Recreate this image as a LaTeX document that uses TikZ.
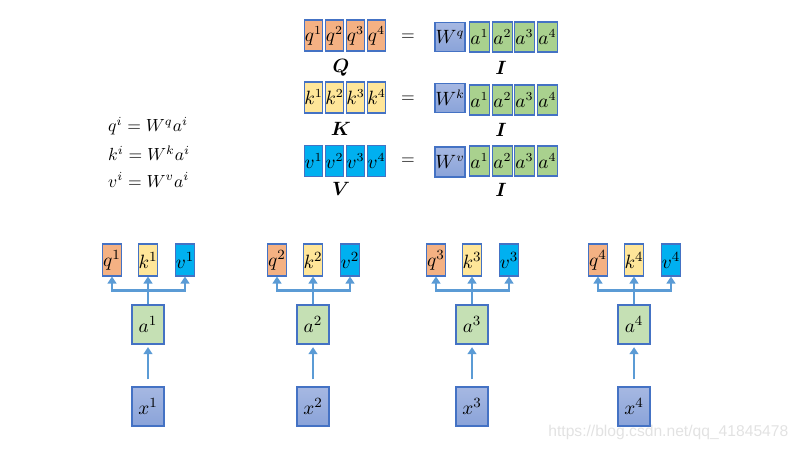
\documentclass[tikz,border=0pt]{standalone}
\usepackage{amsmath,bm}
\usepackage{fontspec}
\newfontfamily\wmfont{Liberation Sans}
\usetikzlibrary{arrows.meta,calc}
\definecolor{qc}{HTML}{F4B183}
\definecolor{kc}{HTML}{FFE699}
\definecolor{vc}{HTML}{00B0F0}
\definecolor{ac}{HTML}{A9D18E}
\definecolor{alc}{HTML}{C5E0B4}
\definecolor{wtop}{HTML}{A6B8E2}
\definecolor{wbot}{HTML}{8AA3D9}
\definecolor{bd}{HTML}{4472C4}
\definecolor{arrc}{HTML}{5B9BD5}
\definecolor{wm}{HTML}{E2E2E2}
\begin{document}
\begin{tikzpicture}[x=0.02cm,y=-0.02cm,
  every node/.style={font=\fontsize{10}{12}\selectfont},
  cell/.style={draw=bd,line width=0.6pt,inner sep=0pt,minimum width=0.36cm,minimum height=0.62cm,font=\fontsize{10.5}{12}\selectfont},
  acell/.style={cell,fill=ac,minimum width=0.39cm,minimum height=0.6cm},
  wcell/.style={draw=bd,line width=0.6pt,inner sep=0pt,minimum width=0.6cm,minimum height=0.58cm,top color=wtop,bottom color=wbot,font=\fontsize{10.5}{12}\selectfont},
  bcell/.style={cell,minimum width=0.38cm,minimum height=0.64cm,font=\fontsize{11}{12}\selectfont},
  abox/.style={draw=bd,line width=0.6pt,inner sep=0pt,fill=alc,minimum width=0.64cm,minimum height=0.78cm,font=\fontsize{11}{12}\selectfont},
  xbox/.style={draw=bd,line width=0.6pt,inner sep=0pt,minimum width=0.64cm,minimum height=0.78cm,top color=wtop,bottom color=wbot,font=\fontsize{11}{12}\selectfont},
  arr/.style={draw=arrc,line width=1.3pt,-{Triangle[width=5pt,length=4pt]}},
  lbl/.style={font=\fontsize{10.5}{12}\selectfont}
]
\useasboundingbox (0,0) rectangle (800,450);

% top matrices
\foreach \i/\x in {1/313.5,2/334.5,3/355.5,4/376.5} {
  \node[cell,fill=qc] (Q\i) at (\x,35.5) {$q^{\i}$};
  \node[cell,fill=kc] (K\i) at (\x,97.5) {$k^{\i}$};
  \node[cell,fill=vc] (V\i) at (\x,161) {$v^{\i}$};
}
\foreach \i/\x in {1/479.5,2/502.5,3/524.5,4/547.5} {
  \node[acell] (A\i) at (\x,37) {$a^{\i}$};
  \node[acell] (B\i) at (\x,100) {$a^{\i}$};
  \node[acell] (C\i) at (\x,161) {$a^{\i}$};
}
\node[wcell] (Wq) at (450,37) {$W^q$};
\node[wcell] (Wk) at (450,98) {$W^k$};
\node[wcell,minimum height=0.6cm] (Wv) at (450,162) {$W^v$};
\node (eq1) at (408,37) {$=$};
\node (eq2) at (408,99) {$=$};
\node (eq3) at (408,161) {$=$};
\node[lbl] (lQ) at (341,68) {$\bm{Q}$};
\node[lbl] (lI1) at (501,68) {$\bm{I}$};
\node[lbl] (lK) at (341,129) {$\bm{K}$};
\node[lbl] (lI2) at (501,130) {$\bm{I}$};
\node[lbl] (lV) at (341,189) {$\bm{V}$};
\node[lbl] (lI3) at (501,190) {$\bm{I}$};

% equations
\node[anchor=west] (e1) at (102,126) {$q^i = W^q a^i$};
\node[anchor=west] (e2) at (102,153) {$k^i = W^k a^i$};
\node[anchor=west] (e3) at (102,180) {$v^i = W^v a^i$};

% bottom groups
\foreach \i/\c in {1/148,2/313,3/472,4/634} {
  \node[bcell,fill=qc] (q\i) at (\c-36,260) {$q^{\i}$};
  \node[bcell,fill=kc] (k\i) at (\c,260) {$k^{\i}$};
  \node[bcell,fill=vc] (v\i) at (\c+37,260) {$v^{\i}$};
  \node[abox] (a\i) at (\c,324.5) {$a^{\i}$};
  \node[xbox] (x\i) at (\c,406.5) {$x^{\i}$};
  \coordinate (bus\i) at ($(a\i.north)+(0,-14)$);
  \draw[arr,shorten <=4pt,shorten >=1.5pt] (x\i.north) -- (a\i.south);
  \draw[arr] (a\i.north) -- (k\i.south);
  \draw[arr] (a\i.north) -- (bus\i) -| (q\i.south);
  \draw[arr] (a\i.north) -- (bus\i) -| (v\i.south);
}

% watermark
\node[anchor=west,text=wm,inner sep=0pt,font=\wmfont\fontsize{8.9}{10}\selectfont] (wmk) at (548,432) {https://blog.csdn.net/qq\_41845478};
\end{tikzpicture}
\end{document}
== == ==
Exercise objective: Pictures are to be left out; repeat all the remaining data exactly.

Response to this exercise:
Recreate this image as a LaTeX document that uses TikZ.
\documentclass[tikz,border=0pt]{standalone}
\usepackage{amsmath,bm}
\usepackage{fontspec}
\newfontfamily\wmfont{Liberation Sans}
\usetikzlibrary{arrows.meta,calc}
\definecolor{qc}{HTML}{F4B183}
\definecolor{kc}{HTML}{FFE699}
\definecolor{vc}{HTML}{00B0F0}
\definecolor{ac}{HTML}{A9D18E}
\definecolor{alc}{HTML}{C5E0B4}
\definecolor{wtop}{HTML}{A6B8E2}
\definecolor{wbot}{HTML}{8AA3D9}
\definecolor{bd}{HTML}{4472C4}
\definecolor{arrc}{HTML}{5B9BD5}
\definecolor{wm}{HTML}{E2E2E2}
\begin{document}
\begin{tikzpicture}[x=0.02cm,y=-0.02cm,
  every node/.style={font=\fontsize{10}{12}\selectfont},
  cell/.style={draw=bd,line width=0.6pt,inner sep=0pt,minimum width=0.36cm,minimum height=0.62cm,font=\fontsize{10.5}{12}\selectfont},
  acell/.style={cell,fill=ac,minimum width=0.39cm,minimum height=0.6cm},
  wcell/.style={draw=bd,line width=0.6pt,inner sep=0pt,minimum width=0.6cm,minimum height=0.58cm,top color=wtop,bottom color=wbot,font=\fontsize{10.5}{12}\selectfont},
  bcell/.style={cell,minimum width=0.38cm,minimum height=0.64cm,font=\fontsize{11}{12}\selectfont},
  abox/.style={draw=bd,line width=0.6pt,inner sep=0pt,fill=alc,minimum width=0.64cm,minimum height=0.78cm,font=\fontsize{11}{12}\selectfont},
  xbox/.style={draw=bd,line width=0.6pt,inner sep=0pt,minimum width=0.64cm,minimum height=0.78cm,top color=wtop,bottom color=wbot,font=\fontsize{11}{12}\selectfont},
  arr/.style={draw=arrc,line width=1.3pt,-{Triangle[width=5pt,length=4pt]}},
  lbl/.style={font=\fontsize{10.5}{12}\selectfont}
]
\useasboundingbox (0,0) rectangle (800,450);

% top matrices
\foreach \i/\x in {1/313.5,2/334.5,3/355.5,4/376.5} {
  \node[cell,fill=qc] (Q\i) at (\x,35.5) {$q^{\i}$};
  \node[cell,fill=kc] (K\i) at (\x,97.5) {$k^{\i}$};
  \node[cell,fill=vc] (V\i) at (\x,161) {$v^{\i}$};
}
\foreach \i/\x in {1/479.5,2/502.5,3/524.5,4/547.5} {
  \node[acell] (A\i) at (\x,37) {$a^{\i}$};
  \node[acell] (B\i) at (\x,100) {$a^{\i}$};
  \node[acell] (C\i) at (\x,161) {$a^{\i}$};
}
\node[wcell] (Wq) at (450,37) {$W^q$};
\node[wcell] (Wk) at (450,98) {$W^k$};
\node[wcell,minimum height=0.6cm] (Wv) at (450,162) {$W^v$};
\node (eq1) at (408,37) {$=$};
\node (eq2) at (408,99) {$=$};
\node (eq3) at (408,161) {$=$};
\node[lbl] (lQ) at (341,68) {$\bm{Q}$};
\node[lbl] (lI1) at (501,68) {$\bm{I}$};
\node[lbl] (lK) at (341,129) {$\bm{K}$};
\node[lbl] (lI2) at (501,130) {$\bm{I}$};
\node[lbl] (lV) at (341,189) {$\bm{V}$};
\node[lbl] (lI3) at (501,190) {$\bm{I}$};

% equations
\node[anchor=west] (e1) at (102,126) {$q^i = W^q a^i$};
\node[anchor=west] (e2) at (102,153) {$k^i = W^k a^i$};
\node[anchor=west] (e3) at (102,180) {$v^i = W^v a^i$};

% bottom groups
\foreach \i/\c in {1/148,2/313,3/472,4/634} {
  \node[bcell,fill=qc] (q\i) at (\c-36,260) {$q^{\i}$};
  \node[bcell,fill=kc] (k\i) at (\c,260) {$k^{\i}$};
  \node[bcell,fill=vc] (v\i) at (\c+37,260) {$v^{\i}$};
  \node[abox] (a\i) at (\c,324.5) {$a^{\i}$};
  \node[xbox] (x\i) at (\c,406.5) {$x^{\i}$};
  \coordinate (bus\i) at ($(a\i.north)+(0,-14)$);
  \draw[arr,shorten <=4pt,shorten >=1.5pt] (x\i.north) -- (a\i.south);
  \draw[arr] (a\i.north) -- (k\i.south);
  \draw[arr] (a\i.north) -- (bus\i) -| (q\i.south);
  \draw[arr] (a\i.north) -- (bus\i) -| (v\i.south);
}

% watermark
\node[anchor=west,text=wm,inner sep=0pt,font=\wmfont\fontsize{8.9}{10}\selectfont] (wmk) at (548,432) {https://blog.csdn.net/qq\_41845478};
\end{tikzpicture}
\end{document}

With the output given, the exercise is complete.